## THE PROBLEM
Transcribe each line of the material as it is, and drop any picture.

_ _ _ _ _ _ _

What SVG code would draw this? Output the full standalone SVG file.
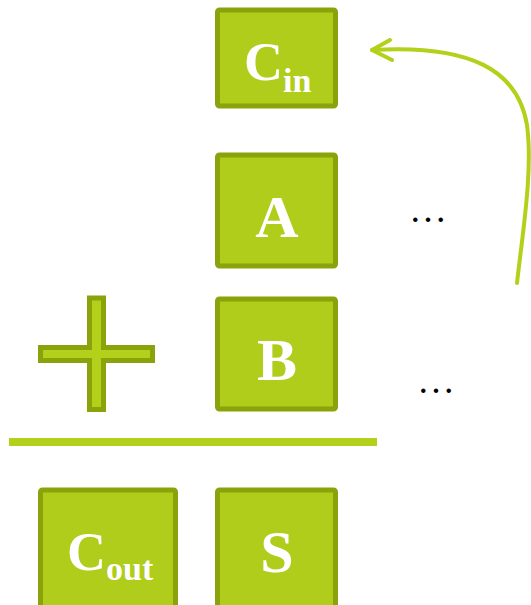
<svg xmlns="http://www.w3.org/2000/svg" width="531" height="605" viewBox="0 0 531 605">
<defs>
<style>
.box{fill:#AFCD1A;stroke:#8BA20B;stroke-width:5}
.lbl{font-family:"Liberation Serif","DejaVu Serif",serif;fill:#FFFFFF;font-weight:bold}
.dots{font-family:"Liberation Serif",serif;fill:#000000;font-size:38px}
.conn{fill:none;stroke:#B3D11A;stroke-width:4;stroke-linecap:round;stroke-linejoin:round}
</style>
</defs>
<rect width="531" height="605" fill="#FFFFFF"/>
<g id="cin">
<rect class="box" x="217.5" y="10" width="118" height="96" rx="2"/>
<text class="lbl" x="244" y="80" font-size="54">C<tspan font-size="34" dy="12">in</tspan></text>
</g>
<g id="a">
<rect class="box" x="217.5" y="155" width="118" height="111" rx="2"/>
<text class="lbl" x="277" y="237" font-size="60" text-anchor="middle">A</text>
</g>
<g id="b">
<rect class="box" x="217.5" y="299" width="118" height="110" rx="2"/>
<text class="lbl" x="277" y="380" font-size="60" text-anchor="middle">B</text>
</g>
<g id="plus">
<polygon points="89.5,298 103.5,298 103.5,347.5 152.5,347.5 152.5,360.5 103.5,360.5 103.5,409.5 89.5,409.5 89.5,360.5 40.5,360.5 40.5,347.5 89.5,347.5" fill="#B3D11A" stroke="#8BA20B" stroke-width="5"/>
</g>
<g id="line">
<rect x="9" y="438" width="368" height="8" fill="#B3D11A"/>
</g>
<g id="cout">
<rect class="box" x="40.5" y="490" width="135" height="118" rx="2"/>
<text class="lbl" x="67" y="570" font-size="54">C<tspan font-size="34" dy="10">out</tspan></text>
</g>
<g id="s">
<rect class="box" x="217.5" y="490" width="118" height="118" rx="2"/>
<text class="lbl" x="277" y="572" font-size="60" text-anchor="middle">S</text>
</g>
<g id="ellipses">
<text class="dots" x="428" y="222" text-anchor="middle">…</text>
<text class="dots" x="436" y="393" text-anchor="middle">…</text>
</g>
<g id="connectors">
<path class="conn" d="M517,283 C523,230 533,170 527,125 C518,70 470,44 372,50"/>
<path class="conn" d="M390,40 L372,50 L392,60"/>
</g>
</svg>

_ _ _ _ _ _ _

## RESPONSE TO THE EXERCISE
What SVG code would draw this? Output the full standalone SVG file.
<svg xmlns="http://www.w3.org/2000/svg" width="531" height="605" viewBox="0 0 531 605">
<defs>
<style>
.box{fill:#AFCD1A;stroke:#8BA20B;stroke-width:5}
.lbl{font-family:"Liberation Serif","DejaVu Serif",serif;fill:#FFFFFF;font-weight:bold}
.dots{font-family:"Liberation Serif",serif;fill:#000000;font-size:38px}
.conn{fill:none;stroke:#B3D11A;stroke-width:4;stroke-linecap:round;stroke-linejoin:round}
</style>
</defs>
<rect width="531" height="605" fill="#FFFFFF"/>
<g id="cin">
<rect class="box" x="217.5" y="10" width="118" height="96" rx="2"/>
<text class="lbl" x="244" y="80" font-size="54">C<tspan font-size="34" dy="12">in</tspan></text>
</g>
<g id="a">
<rect class="box" x="217.5" y="155" width="118" height="111" rx="2"/>
<text class="lbl" x="277" y="237" font-size="60" text-anchor="middle">A</text>
</g>
<g id="b">
<rect class="box" x="217.5" y="299" width="118" height="110" rx="2"/>
<text class="lbl" x="277" y="380" font-size="60" text-anchor="middle">B</text>
</g>
<g id="plus">
<polygon points="89.5,298 103.5,298 103.5,347.5 152.5,347.5 152.5,360.5 103.5,360.5 103.5,409.5 89.5,409.5 89.5,360.5 40.5,360.5 40.5,347.5 89.5,347.5" fill="#B3D11A" stroke="#8BA20B" stroke-width="5"/>
</g>
<g id="line">
<rect x="9" y="438" width="368" height="8" fill="#B3D11A"/>
</g>
<g id="cout">
<rect class="box" x="40.5" y="490" width="135" height="118" rx="2"/>
<text class="lbl" x="67" y="570" font-size="54">C<tspan font-size="34" dy="10">out</tspan></text>
</g>
<g id="s">
<rect class="box" x="217.5" y="490" width="118" height="118" rx="2"/>
<text class="lbl" x="277" y="572" font-size="60" text-anchor="middle">S</text>
</g>
<g id="ellipses">
<text class="dots" x="428" y="222" text-anchor="middle">…</text>
<text class="dots" x="436" y="393" text-anchor="middle">…</text>
</g>
<g id="connectors">
<path class="conn" d="M517,283 C523,230 533,170 527,125 C518,70 470,44 372,50"/>
<path class="conn" d="M390,40 L372,50 L392,60"/>
</g>
</svg>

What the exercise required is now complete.